(Data provided):
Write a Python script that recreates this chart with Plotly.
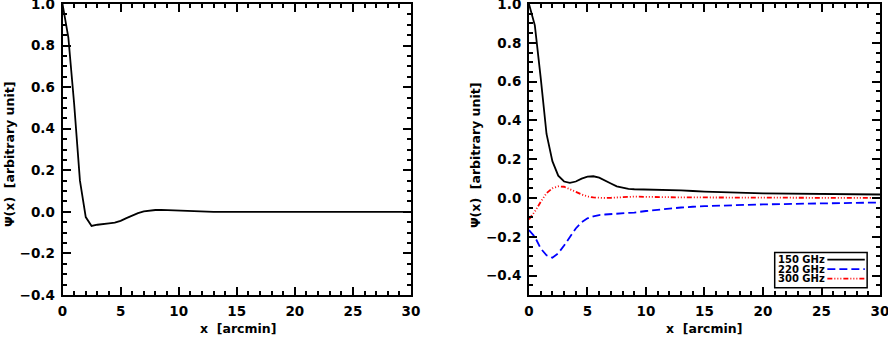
import plotly.graph_objs as go
from plotly.subplots import make_subplots

# sampled profile, arcmin
x_left = [0, 0.5, 1.0, 1.5, 2.0, 2.5, 3.0, 3.5, 4.0, 4.5, 5.0, 5.5, 6.0, 6.5, 7.0,
          7.5, 8.0, 8.5, 9.0, 10, 11, 12, 13, 14, 15, 20, 25, 30]
psi_left = [1.0, 0.84, 0.52, 0.15, -0.025, -0.068, -0.062, -0.057, -0.055, -0.052,
            -0.043, -0.03, -0.017, -0.006, 0.002, 0.007, 0.009, 0.010, 0.009, 0.006,
            0.002, 0.0, 0.0, 0.0, 0.0, 0.0, 0.0, 0.0]

x_right = [0, 0.5, 1.0, 1.5, 2.0, 2.5, 3.0, 3.5, 4.0, 4.5, 5.0, 5.5, 6.0, 6.5, 7.0,
           7.5, 8.0, 8.5, 9.0, 10, 11, 12, 13, 14, 15, 20, 25, 30]
psi_150 = [1.0, 0.89, 0.62, 0.33, 0.19, 0.115, 0.085, 0.078, 0.085, 0.10, 0.11, 0.112,
           0.105, 0.092, 0.075, 0.06, 0.052, 0.047, 0.045, 0.044, 0.043, 0.042, 0.039,
           0.036, 0.033, 0.024, 0.02, 0.018]
psi_220 = [-0.165, -0.2, -0.26, -0.295, -0.308, -0.285, -0.245, -0.2, -0.157, -0.125,
           -0.105, -0.095, -0.088, -0.085, -0.083, -0.081, -0.08, -0.078, -0.075, -0.067,
           -0.06, -0.054, -0.049, -0.045, -0.042, -0.033, -0.027, -0.023]
psi_300 = [-0.11, -0.07, -0.02, 0.025, 0.05, 0.06, 0.058, 0.047, 0.032, 0.018, 0.008,
           0.003, 0.001, 0.0, 0.001, 0.003, 0.005, 0.006, 0.007, 0.006, 0.004, 0.003,
           0.003, 0.003, 0.003, 0.002, 0.001, 0.0]

labels = ['150 GHz', '220 GHz', '300 GHz']
colors = ['black', '#0000ff', '#ff0000']
dashes = ['solid', '8px,4px', '5px,2px,1px,2px,1px,2px,1px,2px']

FONT = 'DejaVu Sans'

fig = make_subplots(rows=1, cols=2)

fig.add_trace(go.Scatter(x=x_left, y=psi_left, mode='lines',
                         line=dict(color='black', width=1.8), showlegend=False),
              row=1, col=1)

for ys, name, c, d in zip([psi_150, psi_220, psi_300], labels, colors, dashes):
    fig.add_trace(go.Scatter(x=x_right, y=ys, mode='lines', name=name,
                             line=dict(color=c, width=1.8, dash=d), showlegend=False),
                  row=1, col=2)

axis_common = dict(
    showline=True, linecolor='black', linewidth=2, mirror='allticks',
    ticks='inside', ticklen=8, tickwidth=1.5, tickcolor='black',
    showgrid=False, zeroline=False, automargin=False, ticklabeloverflow='allow',
    tickfont=dict(family=FONT, size=13.5, color='black', weight='bold'),
)

fig.update_xaxes(range=[0, 30], dtick=5, tick0=0, ticklabelstandoff=3,
                 minor=dict(dtick=1, ticks='inside', ticklen=4, tickcolor='black', tickwidth=1.5),
                 **axis_common)
fig.update_yaxes(dtick=0.2, tick0=0, tickformat='.1f', ticklabelstandoff=3,
                 minor=dict(dtick=0.05, ticks='inside', ticklen=4, tickcolor='black', tickwidth=1.5),
                 **axis_common)

fig.update_layout(
    xaxis=dict(domain=[0.0704, 0.4628]),
    xaxis2=dict(domain=[0.5957, 0.991]),
    yaxis=dict(range=[-0.4, 1.0]),
    yaxis2=dict(range=[-0.5, 1.0]),
    width=888, height=338,
    margin=dict(l=0, r=0, t=4, b=43),
    plot_bgcolor='white', paper_bgcolor='white',
)

# paper coords span the plot area: y=0 at 295px, y=1 at 4px
title_font = dict(family=FONT, size=12.5, color='black', weight='bold')
for xc in [10 / 888, 476 / 888]:
    fig.add_annotation(xref='paper', yref='paper', x=xc, y=(295 - 155) / 291,
                       text='Ψ(x)  [arbitrary unit]', textangle=-90, showarrow=False,
                       xanchor='center', yanchor='middle', font=title_font)
for xc in [238 / 888, 704 / 888]:
    fig.add_annotation(xref='paper', yref='paper', x=xc, y=(295 - 328) / 291,
                       text='x  [arcmin]', showarrow=False,
                       xanchor='center', yanchor='middle', font=title_font)

# legend box drawn like the original (text left, line sample right)
fig.add_shape(type='rect', xref='x2', yref='y2', x0=21.0, x1=28.9, y0=-0.462, y1=-0.281,
              line=dict(color='black', width=1.5), fillcolor='white', layer='above')
for i, (name, c, d) in enumerate(zip(labels, colors, dashes)):
    yy = -0.318 - i * 0.049
    fig.add_annotation(xref='x2', yref='y2', x=21.1, y=yy, text=name, showarrow=False,
                       xanchor='left', yanchor='middle',
                       font=dict(family=FONT, size=10, color='black', weight='bold'))
    fig.add_shape(type='line', xref='x2', yref='y2', x0=25.5, x1=28.7, y0=yy, y1=yy,
                  line=dict(color=c, width=1.8, dash=d), layer='above')

fig.write_html("out.html", config={'displayModeBar': False},
               post_script="document.body.style.margin='0';")
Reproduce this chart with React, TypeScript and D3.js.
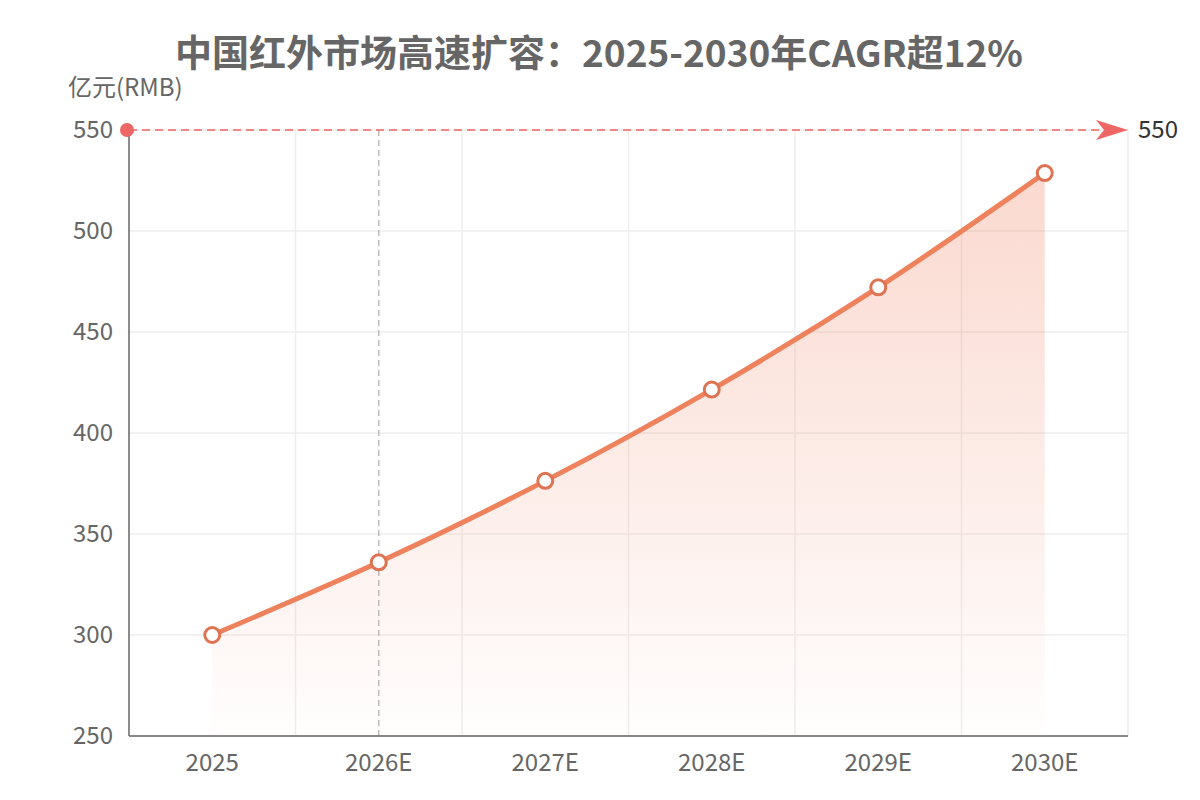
import React from 'react'
import * as d3 from 'd3'

const years = ['2025', '2026E', '2027E', '2028E', '2029E', '2030E']
const marketSize = [300, 336, 376.3, 421.5, 472.1, 528.7]
const yTicks = [250, 300, 350, 400, 450, 500, 550]
const targetValue = 550
const highlightYear = '2026E'

const FONT = '"Noto Sans CJK SC", "Noto Sans", sans-serif'

export default function App() {
  const width = 1200
  const height = 800
  const margin = { top: 130, right: 72, bottom: 64, left: 129 }
  const innerW = width - margin.left - margin.right
  const innerH = height - margin.top - margin.bottom

  const x = d3.scaleBand().domain(years).range([0, innerW])
  const y = d3.scaleLinear().domain([250, 550]).range([innerH, 0])
  const cx = (d: string) => (x(d) as number) + x.bandwidth() / 2

  const pts: [number, number][] = years.map((d, i) => [cx(d), y(marketSize[i])])

  const line = d3.line().curve(d3.curveCatmullRom.alpha(0.5))
  const area = d3.area()
    .x(d => d[0])
    .y0(innerH)
    .y1(d => d[1])
    .curve(d3.curveCatmullRom.alpha(0.5))

  // split lines at band boundaries
  const vGrid = years.map((d) => (x(d) as number) + x.bandwidth())

  return (
    <svg width={width} height={height} style={{ position: 'absolute', left: 0, top: 0, fontFamily: FONT }}>
      <defs>
        <linearGradient id="areaFill" x1="0" y1="0" x2="0" y2="1">
          <stop offset="0%" stopColor="rgb(240,128,96)" stopOpacity={0.3} />
          <stop offset="100%" stopColor="rgb(240,128,96)" stopOpacity={0.01} />
        </linearGradient>
      </defs>
      <rect width={width} height={height} fill="#fff" />
      <text x={599} y={67} textAnchor="middle" fontSize={37} fontWeight="bold" fill="#666">
        中国红外市场高速扩容：2025-2030年CAGR超12%
      </text>
      <text x={68} y={96} fontSize={24} fill="#666">亿元(RMB)</text>

      <g transform={`translate(${margin.left},${margin.top})`}>
        {yTicks.map(t => (
          <line key={'h' + t} x1={0} x2={innerW} y1={y(t)} y2={y(t)} stroke="#eee" strokeWidth={1.5} />
        ))}
        {vGrid.map((gx, i) => (
          <line key={'v' + i} x1={gx} x2={gx} y1={0} y2={innerH} stroke="#eee" strokeWidth={1.5} />
        ))}

        <path d={area(pts) || ''} fill="url(#areaFill)" />

        <line x1={cx(highlightYear)} x2={cx(highlightYear)} y1={0} y2={innerH}
          stroke="#bbb" strokeWidth={1.5} strokeDasharray="6,4" />

        <line x1={0} x2={0} y1={0} y2={innerH} stroke="#666" strokeWidth={1.5} />
        <line x1={0} x2={innerW} y1={innerH} y2={innerH} stroke="#666" strokeWidth={1.5} />

        {yTicks.map(t => (
          <text key={'yl' + t} x={-16} y={y(t)} dy="0.35em" textAnchor="end" fontSize={24} fill="#666">{t}</text>
        ))}
        {years.map(d => (
          <text key={'xl' + d} x={cx(d)} y={innerH + 35} textAnchor="middle" fontSize={24} fill="#666">{d}</text>
        ))}

        <path d={line(pts) || ''} fill="none" stroke="#EE825D" strokeWidth={5} strokeLinejoin="round" />
        {pts.map((p, i) => (
          <circle key={'p' + i} cx={p[0]} cy={p[1]} r={7.5} fill="#fff" stroke="#DD7352" strokeWidth={3} />
        ))}

        {/* target mark line */}
        <line x1={0} x2={innerW - 14} y1={y(targetValue)} y2={y(targetValue)}
          stroke="#EE6666" strokeWidth={1.5} strokeDasharray="8,5" />
        <circle cx={-2} cy={y(targetValue)} r={7} fill="#EE6666" />
        <path d={`M${innerW - 32},${y(targetValue) - 10} L${innerW},${y(targetValue)} L${innerW - 32},${y(targetValue) + 10} L${innerW - 24},${y(targetValue)} Z`}
          fill="#EE6666" />
        <text x={innerW + 10} y={y(targetValue)} dy="0.35em" fontSize={24} fill="#333">{targetValue}</text>
      </g>
    </svg>
  )
}
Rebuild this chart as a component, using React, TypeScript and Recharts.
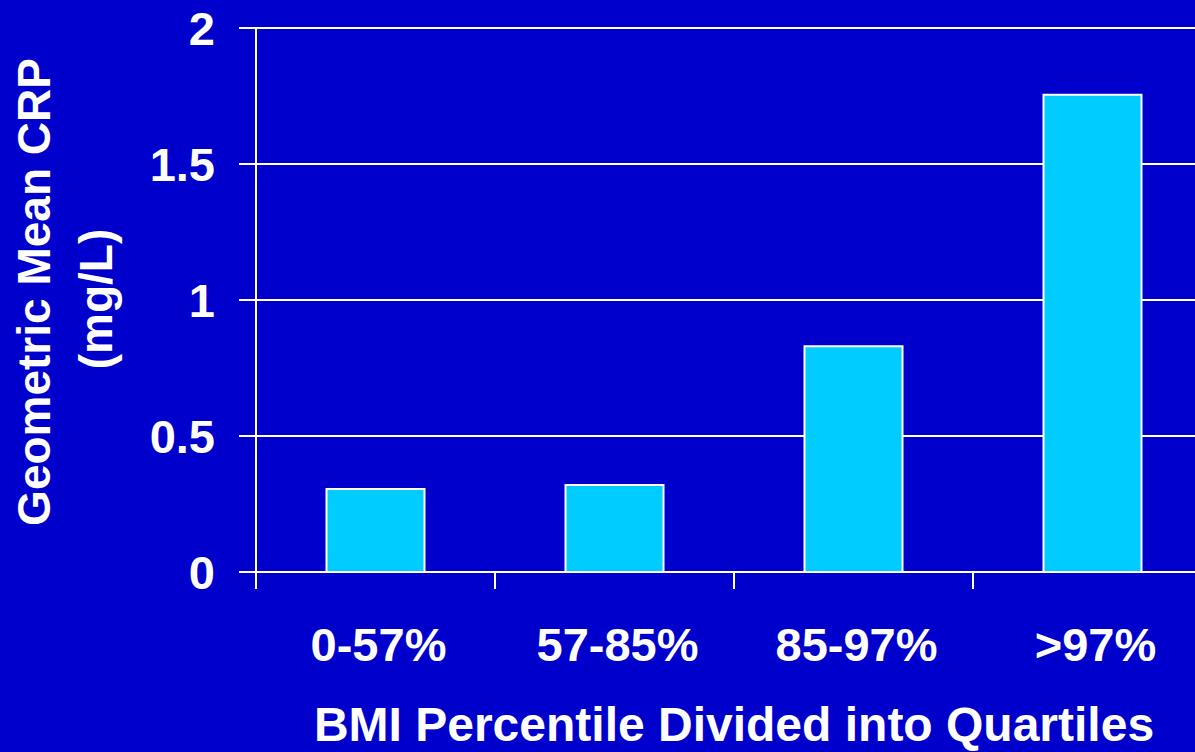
import React from 'react'
import { BarChart, Bar, XAxis, YAxis, CartesianGrid, Label } from 'recharts'

const quartiles = ['0-57%', '57-85%', '85-97%', '>97%']
const crpValues = [0.305, 0.32, 0.83, 1.755]
const yTicks = [0, 0.5, 1, 1.5, 2]

const data = quartiles.map((q, i) => ({ quartile: q, crp: crpValues[i] }))

const BG = '#0000CC'
const BAR = '#00CCFF'
const FONT = '"Liberation Sans", Arial, Helvetica, sans-serif'
const TICK_SIZE = 17
const X_TICK_MARGIN = 40

const textStyle = { fontFamily: FONT, fontWeight: 700, fontSize: 47, fill: '#fff' }

// tick mark sits on the category boundary, label in the middle of the band
const XTick = (props: any) => {
  const { x, y, payload } = props
  const half = payload && payload.offset ? payload.offset : 119.5
  const axisY = y - X_TICK_MARGIN - TICK_SIZE
  return (
    <g>
      <line x1={x - half} x2={x - half} y1={axisY} y2={axisY + TICK_SIZE} stroke="#fff" strokeWidth={2} />
      <text x={x + 3} y={y - 1} dy="0.71em" textAnchor="middle" {...textStyle}>
        {payload.value}
      </text>
    </g>
  )
}

const YTitle = () => (
  <g>
    <text x={50} y={292} transform="rotate(-90, 50, 292)" textAnchor="middle" {...textStyle} fontSize={46}>
      Geometric Mean CRP
    </text>
    <text x={112} y={299} transform="rotate(-90, 112, 299)" textAnchor="middle" {...textStyle} fontSize={46}>
      (mg/L)
    </text>
  </g>
)

const XTitle = (props: any) => {
  const vb = props.viewBox || { x: 256, width: 956 }
  return (
    <text x={vb.x + vb.width / 2} y={741} textAnchor="middle" {...textStyle} fontSize={48}>
      BMI Percentile Divided into Quartiles
    </text>
  )
}

export default function App() {
  return (
    <div
      style={{
        position: 'absolute',
        left: 0,
        top: 0,
        width: 1195,
        height: 752,
        overflow: 'hidden',
        background: BG,
      }}
    >
      <BarChart
        width={1212}
        height={752}
        data={data}
        margin={{ top: 28, right: 0, bottom: 0, left: 0 }}
        barCategoryGap="29.5%"
      >
        <CartesianGrid vertical={false} stroke="#fff" strokeWidth={2} />
        <XAxis
          dataKey="quartile"
          height={180}
          axisLine={{ stroke: '#fff', strokeWidth: 2 }}
          tickLine={false}
          tickSize={TICK_SIZE}
          tickMargin={X_TICK_MARGIN}
          tick={<XTick />}
          interval={0}
        >
          <Label content={<XTitle />} />
        </XAxis>
        <YAxis
          width={256}
          domain={[0, 2]}
          ticks={yTicks}
          allowDataOverflow
          axisLine={{ stroke: '#fff', strokeWidth: 2 }}
          tickLine={{ stroke: '#fff', strokeWidth: 2 }}
          tickSize={TICK_SIZE}
          tickMargin={24}
          tick={{ ...textStyle }}
        >
          <Label content={<YTitle />} />
        </YAxis>
        <Bar dataKey="crp" fill={BAR} stroke="#fff" strokeWidth={2} isAnimationActive={false} />
      </BarChart>
    </div>
  )
}
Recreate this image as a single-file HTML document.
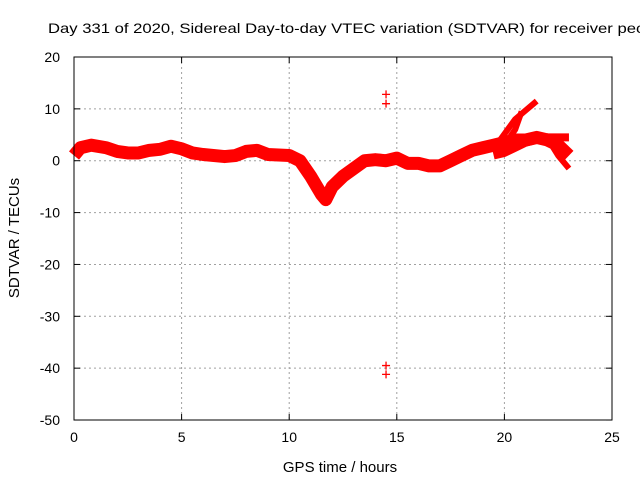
<!DOCTYPE html>
<html><head><meta charset="utf-8"><style>
body{margin:0;background:#fff;width:640px;height:480px;overflow:hidden}
svg{font-family:"Liberation Sans",sans-serif;font-size:14px}
</style></head><body>
<svg id="chart" width="640" height="480">
<text x="48" y="33" textLength="600" lengthAdjust="spacingAndGlyphs">Day 331 of 2020, Sidereal Day-to-day VTEC variation (SDTVAR) for receiver pecl</text>
<g id="grid"></g>
<g id="ticks"></g>
<g id="data"></g>
<rect x="74" y="57" width="538" height="363" fill="none" stroke="#000" stroke-width="1"/>
<text x="340" y="472" text-anchor="middle" font-size="15">GPS time / hours</text>
<text transform="translate(19,238) rotate(-90)" text-anchor="middle" font-size="15">SDTVAR / TECUs</text>
</svg>
<script>
const xTicks=[0,5,10,15,20,25];
const yTicks=[20,10,0,-10,-20,-30,-40,-50];
const mainT=[0,0.3,0.8,1.5,2,2.5,3,3.5,4,4.5,5,5.5,6,7,7.5,8,8.5,9,10,10.5,11,11.5,11.7,12,12.5,13,13.5,14,14.5,15,15.5,16,16.5,17,17.5,18,18.5,19,19.5,20,20.5,21,21.5,22,22.5,23];
const mainV=[1,2.5,3,2.5,1.8,1.5,1.5,2,2.2,2.8,2.3,1.5,1.2,0.8,1,1.8,2,1.2,1,0,-3,-6.5,-7.5,-5,-3,-1.5,0,0.2,0,0.5,-0.5,-0.5,-1,-1,0,1,2,2.5,3,3.5,4,4,4.5,4,3,1];
const branch1T=[19.8,20.5,21.5];const branch1V=[4,8,11.5];
const branch2T=[20,20.5,20.8];const branch2V=[3,6,9.5];
const branch3T=[21.9,22.5,23];const branch3V=[5,1,-1.5];
const lowerT=[19.5,20,20.5,21,22,23];const lowerV=[1,1.5,2.5,3.5,4.5,4.5];
const outT=[14.5,14.5,14.5,14.5];const outV=[12.8,11,-39.5,-41.2];
const X=h=>74+h*21.52, Y=v=>57+(20-v)*5.186;
const NS='http://www.w3.org/2000/svg';
const mk=(p,t,a)=>{const e=document.createElementNS(NS,t);for(const k in a)e.setAttribute(k,a[k]);document.getElementById(p).appendChild(e);return e;};
xTicks.forEach(t=>{
 if(t>0&&t<25){const g=mk('grid','line',{x1:X(t),x2:X(t),y1:57,y2:420,stroke:'#a0a0a0','stroke-dasharray':'2,3'});
 
 }
 const l=mk('ticks','text',{x:X(t),y:442,'text-anchor':'middle'});l.textContent=t;
 
 
});
yTicks.forEach(t=>{
 if(t<20&&t>-50){const g=mk('grid','line',{x1:74,x2:612,y1:Y(t),y2:Y(t),stroke:'#a0a0a0','stroke-dasharray':'2,3'});
 
 }
 mk('ticks','line',{x1:74,x2:80,y1:Y(t),y2:Y(t),stroke:'#000'});
 mk('ticks','line',{x1:606,x2:612,y1:Y(t),y2:Y(t),stroke:'#000'});
 const l=mk('ticks','text',{x:60,y:Y(t)+5,'text-anchor':'end'});l.textContent=t;
 
 
});
xTicks.forEach(t=>{mk('ticks','line',{x1:X(t),x2:X(t),y1:420,y2:414,stroke:'#000'});mk('ticks','line',{x1:X(t),x2:X(t),y1:57,y2:63,stroke:'#000'});});
const tracks=[[mainT,mainV,13,'main-track'],[branch1T,branch1V,6,'branch-track-1'],[branch2T,branch2V,6,'branch-track-2'],[branch3T,branch3V,6,'branch-track-3'],[lowerT,lowerV,8,'lower-track']];
tracks.forEach(([T,V,w,n])=>{
 const p=mk('data','polyline',{points:T.map((t,i)=>X(t)+','+Y(V[i])).join(' '),fill:'none',stroke:'#ff0000','stroke-width':w,'stroke-linejoin':'round','stroke-linecap':'butt'});
 
 
});
outT.forEach((t,i)=>{
 const x=X(t),y=Y(outV[i]);
 const p=mk('data','path',{d:`M${x-4},${y}H${x+4}M${x},${y-4}V${y+4}`,stroke:'#ff0000','stroke-width':1.3});
 
 
});
</script>
</body></html>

(To be done): Go through the material line by line. Show each line that contains the string "React".

(Reply to the exercise):
Reproduce this chart with React, TypeScript and D3.js.
import React from 'react'
Rebuild this chart as a component, using React, TypeScript and Recharts.
import React from 'react'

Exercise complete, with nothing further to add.